Hujan turun deras malam itu. Hujan pertama, semenjak kota ini dirunduk terik. Walaupun keamburadulan tata kota seringnya menyebabkan macet total hanya karena hujan turun, dan membuat kaum pekerja yang sering menghabiskan umur di macetnya jalanan mengutuki nasib, tapi tidak malam itu. Macet tetap terjadi, tapi tidak ada aksi kutuk-mengutuk. Banyak orang justru bersyukur. Syukur yang diluapkan melalui media-media digital yang dijadikan corong-corong pikiran dan limpahan uneg-uneg oleh orang-orang seperti kami. Orang-orang yang menganggap internet sudah seperti oksigen, tidak bisa hidup tanpanya.

Malam itu kami bersyukur karena hujan turun, hujan perdana setelah sekian lama. Hujan yang setiap titik airnya membawa aura syahdu, secara magis menyeka luka dan menghilang penat. Di kala hujan, waktu seakan melambat, membuat kami mempunyai kesempatan untuk menarik napas dalam, mengendurkan urat leher, dan sejenak bersandar. Tuhan memang terbukti maha baik. Hujan deras pada malam itu adalah buktinya. Menyembuhkan kami-kami ini, yang bertakwa pun tidak.
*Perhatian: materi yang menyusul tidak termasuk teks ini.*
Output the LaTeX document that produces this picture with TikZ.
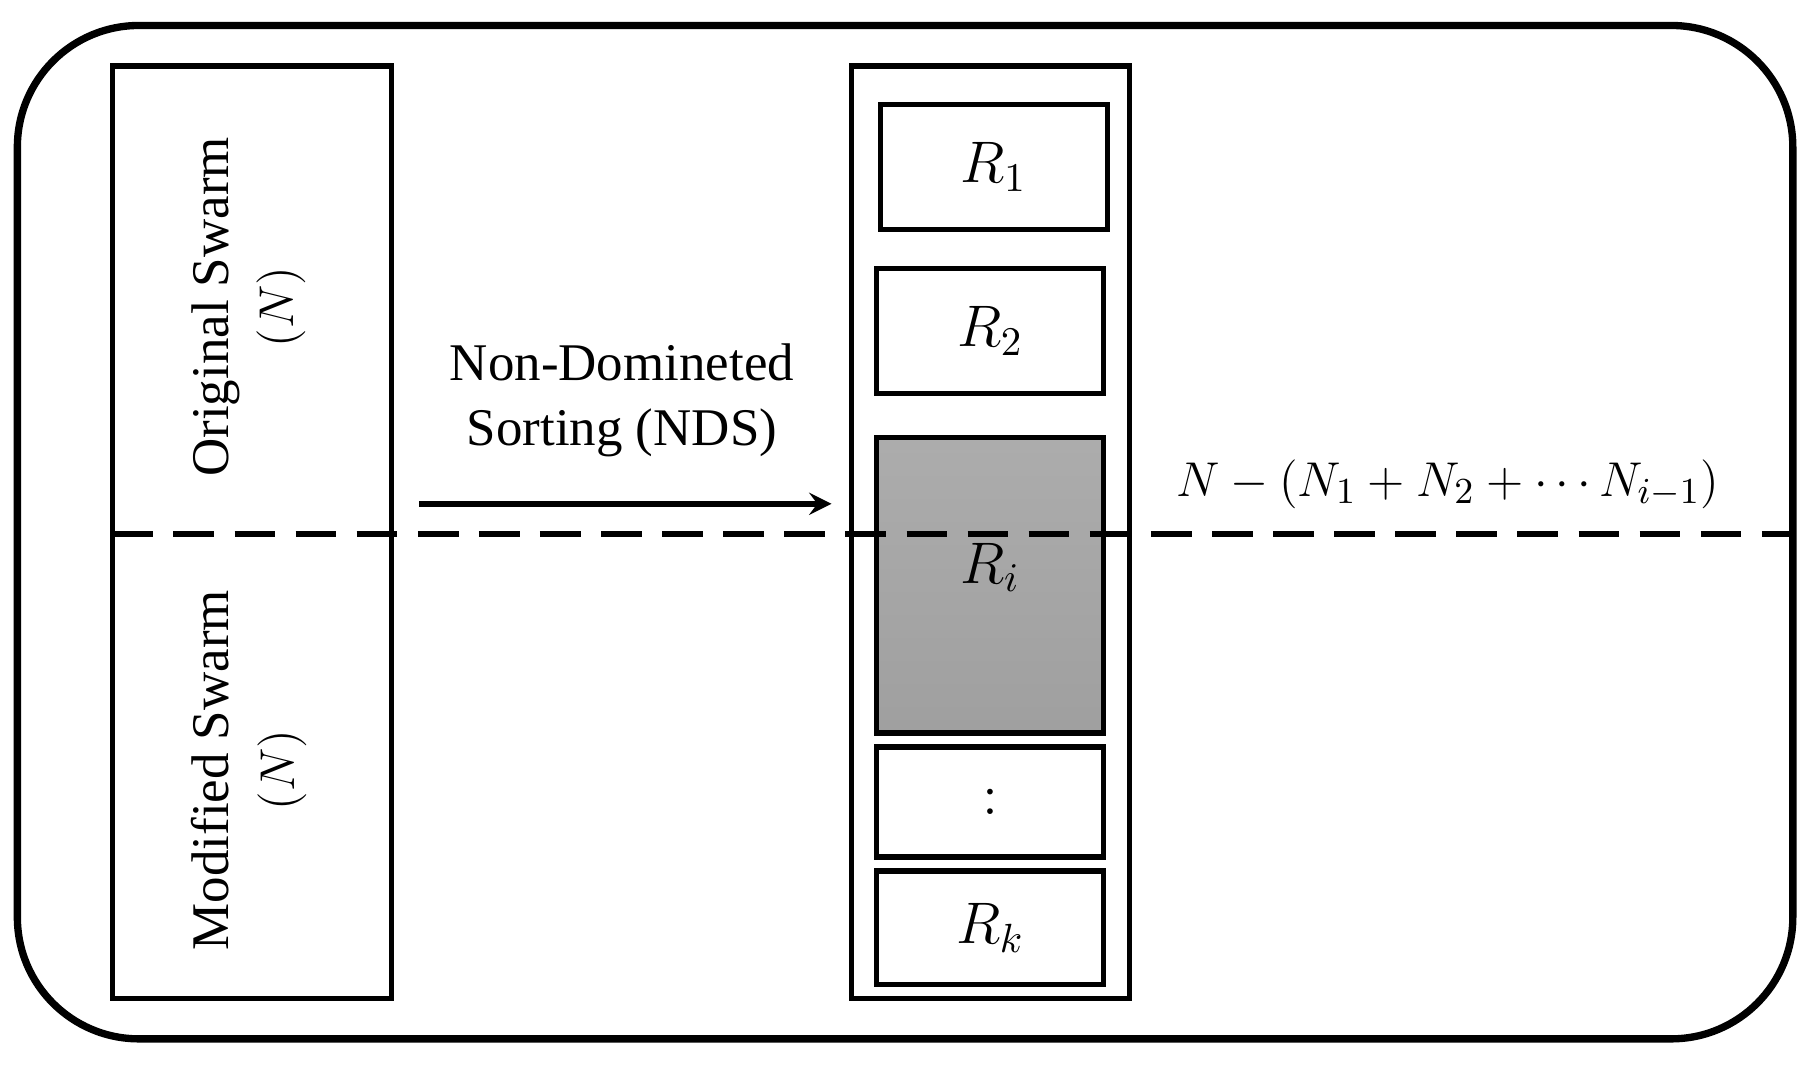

Hujan turun deras malam itu. Saya terduduk di jok belakang sebuah taksi. Malam sudah cukup larut, namun laju kendaraan di jalanan masih tersendat pelan. Saya tidak ambil peduli. Saya tidak ingin tersegera pulang, walaupun lelah badan sedari pagi dibombardir tumpukan pekerjaan yang harus dibereskan. Mata saya kosong terarah jauh menembus keluar kaca jendela, entah menatap apa. Pikiran saya tidak pada tempatnya, entah melayang ke mana. Mungkin hujan ibarat candu, membuat seluruh pertahanan kita mengendur, melayang, menikmati. Sekian menit saya terbawa suasana, sampai tetiba muncul sebuah pesan singkat di telepon genggam saya. Dengan malas saya mengumpulkan segenap perhatian yang semula beterbangan, diarahkan ke pesan yang baru saja muncul. Saya baca nama si pemberi pesan, dan ikut terbaca juga selarik kalimat di bawah nama, yang menunjukkan status perasaannya kala itu. “Enjoy the rain”.

“Hi.”, Sapanya.
“Hi juga.”, Jawab saya sambil membubuhkan emoticon memeluk.
“Mau yang asli.”, reaksinya atas si gambar memeluk.
“Jauh.”, jawab saya.
 “jauh?”, balasnya.
 “Iya, terpisah pulau".
“Emang lagi di mana?”
“Di jalan, baru pulang kantor”.
 “Hahaha..jauh ndasmu”.
 “kan di seberang samudera. Samudera banjir maksudnya.”, jawab saya. Sambil melirik genangan-genangan air cukup luas di ruas jalan sebelah.
“So, what do you do to enjoy the rain?”, iseng saya bertanya, merujuk ke kalimat yang dia tulis di bawah namanya.
“Just open the window. I like the smell and the sound.”, jawabnya.
 “Why?” tanya saya.
“It’s soothing and calming.”, jawabnya lagi.
“Petrichor.” Saya menimpali.
“He?”, dia nampak bingung.
“Petrichor is specific a scent during and after the rain.”, saya coba memberi definisi.
“Ooow, I dunno that.”
 “Now you know. Btw, enjoy the rain alone?” tanya saya.
“ Iyalah. Sama siapa lagi?” dia balik bertanya.
 “Hehehe..dunno. But I think good moment should be shared”.
“I do share. By written conversation.”, dia membalas.

Saya tidak membalas dengan kalimat, hanya dengan gambar tersenyum. Percakapan kami melalui pesan-pesan di handphone berhenti sampai di situ. Cukuplah sampai di situ, sebelum mengarah jauh hanya karena pengaruh syahdunya hujan. Kembali saya lempar pandangan ke luar jendela. Perasaan saya tidak lagi melankolis, tapi justru segar seperti tersiram air dingin. Ternyata derasnya hujan dan sepotong percakapan yang menggantung juga bisa menyembuhkan. Menyembuhkan apapun itu yang terluka. Luka saya dan luka siapapun itu yang menikmati hujan, saat ia berderas turun.